Advocates demand NYPD fire officers involved in fatal shooting of elderly Brooklyn man armed with pistol

The two cops who fatally shot a 78-year-old Brooklyn man inside his own home should be drummed out of the department, an anti-police brutality group said Saturday.

“If people are not safe from the police in their own homes, then where are they safe?” members of the New York Community Action Project asked on Facebook as they announced an upcoming rally at Herbert Von King Park in Bedford Stuyvesant, which is about a mile from where two NYPD officers fatally shot the senior while responding to a report of a crime in progress.

“We demand that the NYPD release the names of these killer cops and fire them!” NYCAP members demanded.

The advocates spoke as the events surrounding the death of Caesar Robinson remained under investigation. State Attorney General Tish James’ office has opened a probe into the deadly encounter, as required by state law.

An NYPD official on Friday described the officers as “very upset” and “rattled” over unexpectedly ending up in a life-and-death situation. Neither officer had been involved in a shooting before, said NYPD sources.

The trouble began about 1 p.m. Thursday when a friend of Robinson called 911, claiming someone was climbing through a window to enter Robinson’s apartment, police said.

When cops arrived at the second-floor apartment on Lewis Ave. between Hancock Ave. and Jefferson Ave., Robinson stepped outside with a .38-caliber Smith & Wesson revolver in his left hand, police said.

The officers dove for cover and ordered Robinson to drop his weapon — but when the older man raised his gun chest high, both cops fatally shot him, police said.

The two cops were less than four feet from Robinson when they opened fire.

One of the officers, who has been with the department for a decade fired four times, police sources with knowledge of the case said.

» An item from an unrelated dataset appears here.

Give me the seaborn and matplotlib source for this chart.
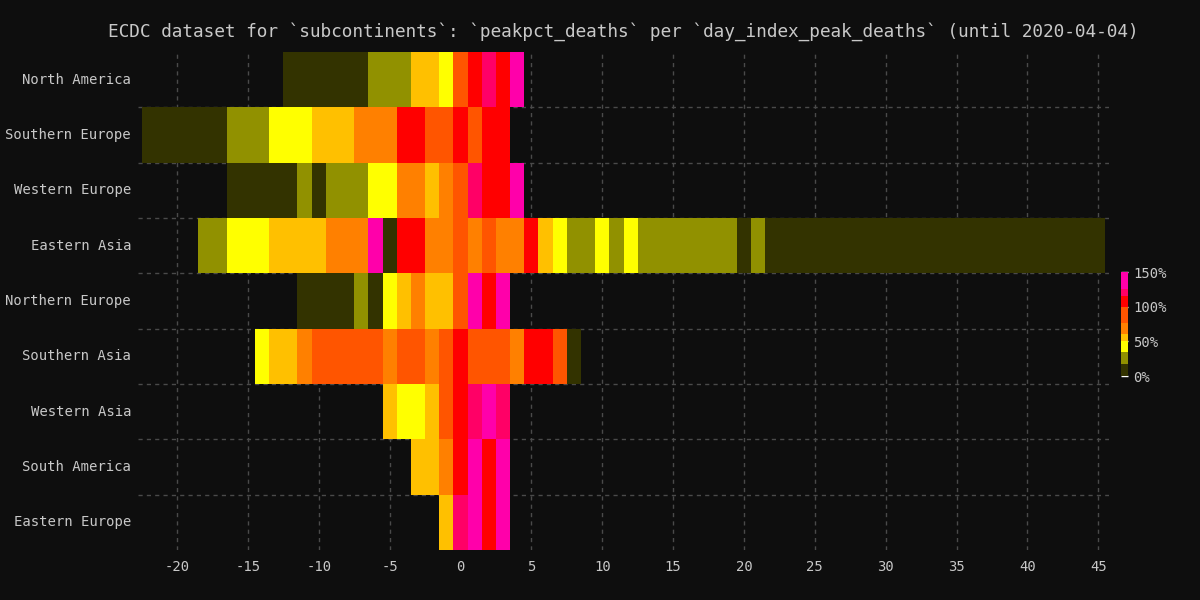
import numpy as np
import pandas as pd
import seaborn as sns
import matplotlib.pyplot as plt
from matplotlib.colors import ListedColormap, BoundaryNorm


#%%
# Data: peakpct_deaths per subcontinent, day index relative to peak
regions = ['North America', 'Southern Europe', 'Western Europe', 'Eastern Asia',
           'Northern Europe', 'Southern Asia', 'Western Asia', 'South America',
           'Eastern Europe']
start_days = [-12, -22, -16, -18, -11, -14, -5, -3, -1]

north_america = [8, 8, 8, 8, 8, 8, 27, 27, 27, 55, 55, 42, 88, 107, 120, 107, 138]
southern_europe = [8, 8, 8, 8, 8, 8, 27, 27, 27, 42, 42, 42, 55, 55, 55, 68, 68, 68,
                   107, 107, 88, 88, 107, 88, 107, 107]
western_europe = [8, 8, 8, 8, 8, 27, 8, 27, 27, 27, 42, 42, 68, 68, 55, 68, 88, 120,
                  107, 107, 138]
eastern_asia = [27, 27, 42, 42, 42, 55, 55, 55, 55, 68, 68, 68, 138, 8, 107, 107, 68, 68,
                88, 68, 88, 68, 68, 107, 55, 42, 27, 27, 42, 27, 42,
                27, 27, 27, 27, 27, 27, 27, 8, 27,
                8, 8, 8, 8, 8, 8, 8, 8, 8, 8, 8, 8, 8, 8, 8, 8, 8, 8, 8, 8, 8, 8, 8, 8]
northern_europe = [8, 8, 8, 8, 27, 8, 42, 55, 68, 55, 55, 88, 138, 107, 138]
southern_asia = [42, 55, 55, 68, 88, 88, 88, 88, 88, 68, 88, 88, 68, 88, 107, 88, 88, 88,
                 68, 107, 107, 88, 8]
western_asia = [55, 42, 42, 55, 88, 107, 120, 138, 120]
south_america = [55, 55, 68, 107, 138, 107, 138]
eastern_europe = [55, 120, 138, 107, 138]

series = [north_america, southern_europe, western_europe, eastern_asia, northern_europe,
          southern_asia, western_asia, south_america, eastern_europe]

days = list(range(-22, 46))
x_ticks = list(range(-20, 46, 5))

# discrete colour scale (peakpct in %)
bounds = [0, 18, 35, 50, 60, 77, 100, 115, 125, 150]
colors = ['#333300', '#919100', '#ffff00', '#ffc000', '#ff8000',
          '#ff5500', '#ff0000', '#ff0066', '#ff00aa']

#%%
df = pd.DataFrame(np.nan, index=regions, columns=days)
for region, start, vals in zip(regions, start_days, series):
    df.loc[region, start:start + len(vals) - 1] = vals

#%%
bg = '#0e0e0e'
fg = '#c8c8c8'
sns.set_style('dark', rc={'axes.facecolor': bg, 'figure.facecolor': bg,
                          'text.color': fg, 'xtick.color': fg, 'ytick.color': fg,
                          'axes.edgecolor': bg})
plt.rcParams['font.family'] = ['DejaVu Sans Mono']

cmap = ListedColormap(colors)
norm = BoundaryNorm(bounds, cmap.N)

fig = plt.figure(figsize=(12, 6), dpi=100)
ax = fig.add_axes([138 / 1200, 50 / 600, 971 / 1200, 498 / 600])
cax = fig.add_axes([1121 / 1200, 1 - 376 / 600, 7 / 1200, 104 / 600])

sns.heatmap(df, ax=ax, cmap=cmap, norm=norm, cbar_ax=cax, linewidths=0,
            cbar_kws={'ticks': [0, 50, 100, 150], 'format': '%d%%',
                      'spacing': 'proportional'})

# x axis in day units (column j covers day -22 + j)
ax.set_xlim(-0.25, len(days) + 0.25)
ax.set_ylim(len(regions), 0)
ax.set_xticks([d - days[0] + 0.5 for d in x_ticks])
ax.set_xticklabels([str(d) for d in x_ticks], rotation=0)
ax.set_yticks(np.arange(len(regions)) + 0.5)
ax.set_yticklabels(regions, rotation=0)
ax.set_xlabel('')
ax.set_ylabel('')

# dashed grid: day ticks and row boundaries
ax.set_yticks(np.arange(1, len(regions)), minor=True)
ax.set_axisbelow(True)
ax.xaxis.grid(True, which='major', linestyle=(0, (3, 3)), color='#4a4a4a', linewidth=1)
ax.yaxis.grid(True, which='minor', linestyle=(0, (3, 3)), color='#4a4a4a', linewidth=1)
ax.yaxis.grid(False, which='major')
ax.tick_params(axis='both', which='both', length=0, labelsize=10, colors=fg)
ax.tick_params(axis='x', pad=7)
ax.tick_params(axis='y', pad=5)
for s in ax.spines.values():
    s.set_visible(False)

ax.set_title('ECDC dataset for `subcontinents`: `peakpct_deaths` per '
             '`day_index_peak_deaths` (until 2020-04-04)',
             fontsize=12.8, color=fg, pad=11)

# colorbar styling
cax.minorticks_off()
cax.tick_params(direction='in', length=5, width=1, color='white', labelsize=10,
                labelcolor=fg, pad=4)
cax.set_ylim(0, 150)

fig.savefig('out.png', dpi=100, facecolor=bg)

The other cop, a nine year veteran of the NYPD, fired three times.

No burglar was found in the building, cops said.

NYPD investigators are trying to determine what sparked the confrontation and were mulling over the possibility that Robinson, for an unexplained reason, wanted to commit “suicide by cop,” the source said.

“What would cause somebody to go to the door and point a gun at officers?” the source asked.

A former girlfriend of the man who alerted the police about the crime in progress said he was released from prison in February, but would never do anything to hurt a close friend like Robinson.

Neighbors said Robinson, who owned his gun illegally but had no prior interactions with the NYPD, was struggling with health issues.

“The NYPD alleges that (Robinson) pointed a firearm at the officers, but this flimsy excuse is no justification for yet another murder of a man in his own home at the hands of the NYPD,” NYCAP members said in their post. They called the shooting “horrific and completely unjustified.”

NYCAP members noted that Robinson’s death came less than a month after cops shot and critically wounded Raul de la Cruz, who was having a mental health episode at his father’s home.

On March 26, de la Cruz approached cops with a knife, which he refused to drop. When he got too close, the cops fired several shots, including two that hit de la Cruz in the chest. He was also shot in his leg.

His family said they called 311 instead of 911 so cops wouldn’t show up, but cops showed up anyway. Relatives said the situation would never have escalated so quickly if dispatchers had sent the right personnel to deal with the situation.

Robinson died in one of three police shootings on Thursday. The other incidents involved someone who stabbed a security guard at a Queens store and a man threatening people at a Bronx train station with a B.B. gun.

The rally is scheduled for 6:30 p.m. Monday beginning at the Marcy and Green Aves. side of the park, advocates said.